BEGIN Dataset excerpt

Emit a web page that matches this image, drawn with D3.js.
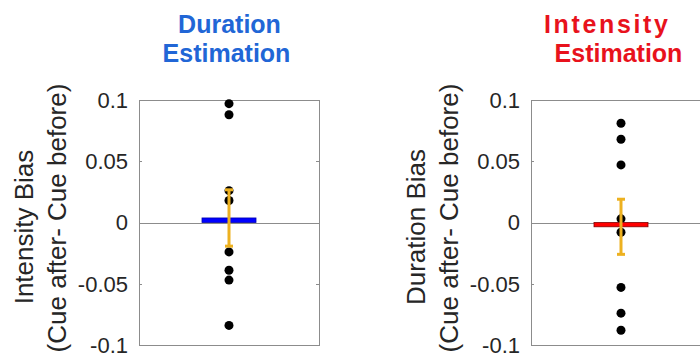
<!DOCTYPE html>
<meta charset="utf-8">
<style>
body { margin: 0; background: #fff; }
text { font-family: "Liberation Sans", Arial, Helvetica, sans-serif; }
.frame { fill: none; stroke: #8c8c8c; stroke-width: 1; }
.zero { stroke: #8c8c8c; stroke-width: 1; }
.tick-label { font-size: 22px; fill: #262626; }
.ylab { font-size: 26px; fill: #262626; }
.title { font-size: 25px; font-weight: bold; }
</style>
<svg width="700" height="361"></svg>
<script src="https://d3js.org/d3.v7.min.js"></script>
<script>
// values
var yTicks = [-0.1, -0.05, 0, 0.05, 0.1];
var yTickLabels = ['-0.1', '-0.05', '0', '0.05', '0.1'];

var durDots = [0.097, 0.088, 0.026, 0.018, -0.024, -0.039, -0.047, -0.084];
var durMean = 0.0037;
var durSem = 0.023;

var intDots = [0.081, 0.068, 0.047, 0.003, -0.008, -0.053, -0.074, -0.088];
var intMean = -0.0035;
var intSem = 0.0225;

var svg = d3.select('svg');

var y = d3.scaleLinear().domain([-0.1, 0.1]).range([345, 100]);

function panel(opt) {
  var x = d3.scaleLinear().domain([0.5, 1.5]).range([opt.left, opt.left + 180]);
  var g = svg.append('g');

  // zero line
  g.append('line').attr('class', 'zero')
    .attr('x1', x(0.5)).attr('x2', x(1.5))
    .attr('y1', Math.round(y(0)) + 0.5).attr('y2', Math.round(y(0)) + 0.5);

  // frame with inner ticks on both sides
  g.append('rect').attr('class', 'frame')
    .attr('x', x(0.5) + 0.5).attr('y', y(0.1) + 0.5)
    .attr('width', x(1.5) - x(0.5)).attr('height', y(-0.1) - y(0.1));
  yTicks.forEach(function (t) {
    var yy = Math.round(y(t)) + 0.5;
    g.append('line').attr('class', 'zero')
      .attr('x1', x(0.5)).attr('x2', x(0.5) + 3).attr('y1', yy).attr('y2', yy);
    g.append('line').attr('class', 'zero')
      .attr('x1', x(1.5) - 3).attr('x2', x(1.5)).attr('y1', yy).attr('y2', yy);
  });

  g.selectAll('.tick-label')
    .data(yTicks)
    .enter()
    .append('text')
    .attr('class', 'tick-label')
    .attr('x', x(0.5) - 11)
    .attr('y', function (d) { return y(d); })
    .attr('dy', '0.36em')
    .attr('text-anchor', 'end')
    .text(function (d, i) { return yTickLabels[i]; });

  // individual subjects
  g.selectAll('.dot')
    .data(opt.dots)
    .enter()
    .append('circle')
    .attr('class', 'dot')
    .attr('cx', x(1))
    .attr('cy', function (d) { return y(d); })
    .attr('r', 4.5)
    .attr('fill', '#000');

  // mean bar
  g.append('rect')
    .attr('x', x(0.85)).attr('width', x(1.15) - x(0.85))
    .attr('y', Math.min(y(opt.mean), y(0)))
    .attr('height', Math.max(Math.abs(y(opt.mean) - y(0)), 4))
    .attr('fill', opt.barColor)
    .attr('stroke', opt.barEdge)
    .attr('stroke-width', 0.8);

  // error bar
  var top = y(opt.mean + opt.sem), bot = y(opt.mean - opt.sem);
  g.append('line').attr('x1', x(1)).attr('x2', x(1)).attr('y1', top).attr('y2', bot)
    .attr('stroke', '#EDB120').attr('stroke-width', 3);
  [top, bot].forEach(function (v) {
    g.append('line').attr('x1', x(1) - 4).attr('x2', x(1) + 4).attr('y1', v).attr('y2', v)
      .attr('stroke', '#EDB120').attr('stroke-width', 3);
  });

  // y label, two lines
  g.append('text').attr('class', 'ylab')
    .attr('transform', 'translate(' + (opt.left - 106) + ',' + 227 + ') rotate(-90)')
    .attr('text-anchor', 'middle')
    .text(opt.ylab1);
  g.append('text').attr('class', 'ylab')
    .attr('transform', 'translate(' + (opt.left - 73) + ',' + 218 + ') rotate(-90)')
    .attr('text-anchor', 'middle')
    .text('(Cue after- Cue before)');

  // title
  var t1 = g.append('text').attr('class', 'title').attr('fill', opt.titleColor)
    .attr('x', opt.t1x).attr('y', 33).attr('text-anchor', 'middle').text(opt.title1);
  if (opt.t1len) t1.attr('textLength', opt.t1len);
  g.append('text').attr('class', 'title').attr('fill', opt.titleColor)
    .attr('x', opt.t2x).attr('y', 62).attr('text-anchor', 'middle').text(opt.title2);
}

panel({
  left: 139, dots: durDots, mean: durMean, sem: durSem,
  barColor: '#0000ff', barEdge: '#0000b0', titleColor: '#2166d6',
  ylab1: 'Intensity Bias', title1: 'Duration', title2: 'Estimation',
  t1x: 229.5, t2x: 226.5
});
panel({
  left: 531, dots: intDots, mean: intMean, sem: intSem,
  barColor: '#ff0000', barEdge: '#800000', titleColor: '#e8121c',
  ylab1: 'Duration Bias', title1: 'Intensity', title2: 'Estimation',
  t1x: 606, t2x: 618.5, t1len: 124
});
</script>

END Dataset excerpt

Task details: Write out exactly the opening lines of the data, stopping after the line that holds "var y = d3.scaleLinear().domain([-0.1, 0.1]).range([345, 100]);". Exclude pictures.

Exercise response:
Emit a web page that matches this image, drawn with D3.js.
<!DOCTYPE html>
<meta charset="utf-8">
<style>
body { margin: 0; background: #fff; }
text { font-family: "Liberation Sans", Arial, Helvetica, sans-serif; }
.frame { fill: none; stroke: #8c8c8c; stroke-width: 1; }
.zero { stroke: #8c8c8c; stroke-width: 1; }
.tick-label { font-size: 22px; fill: #262626; }
.ylab { font-size: 26px; fill: #262626; }
.title { font-size: 25px; font-weight: bold; }
</style>
<svg width="700" height="361"></svg>
<script src="https://d3js.org/d3.v7.min.js"></script>
<script>
// values
var yTicks = [-0.1, -0.05, 0, 0.05, 0.1];
var yTickLabels = ['-0.1', '-0.05', '0', '0.05', '0.1'];

var durDots = [0.097, 0.088, 0.026, 0.018, -0.024, -0.039, -0.047, -0.084];
var durMean = 0.0037;
var durSem = 0.023;

var intDots = [0.081, 0.068, 0.047, 0.003, -0.008, -0.053, -0.074, -0.088];
var intMean = -0.0035;
var intSem = 0.0225;

var svg = d3.select('svg');

var y = d3.scaleLinear().domain([-0.1, 0.1]).range([345, 100]);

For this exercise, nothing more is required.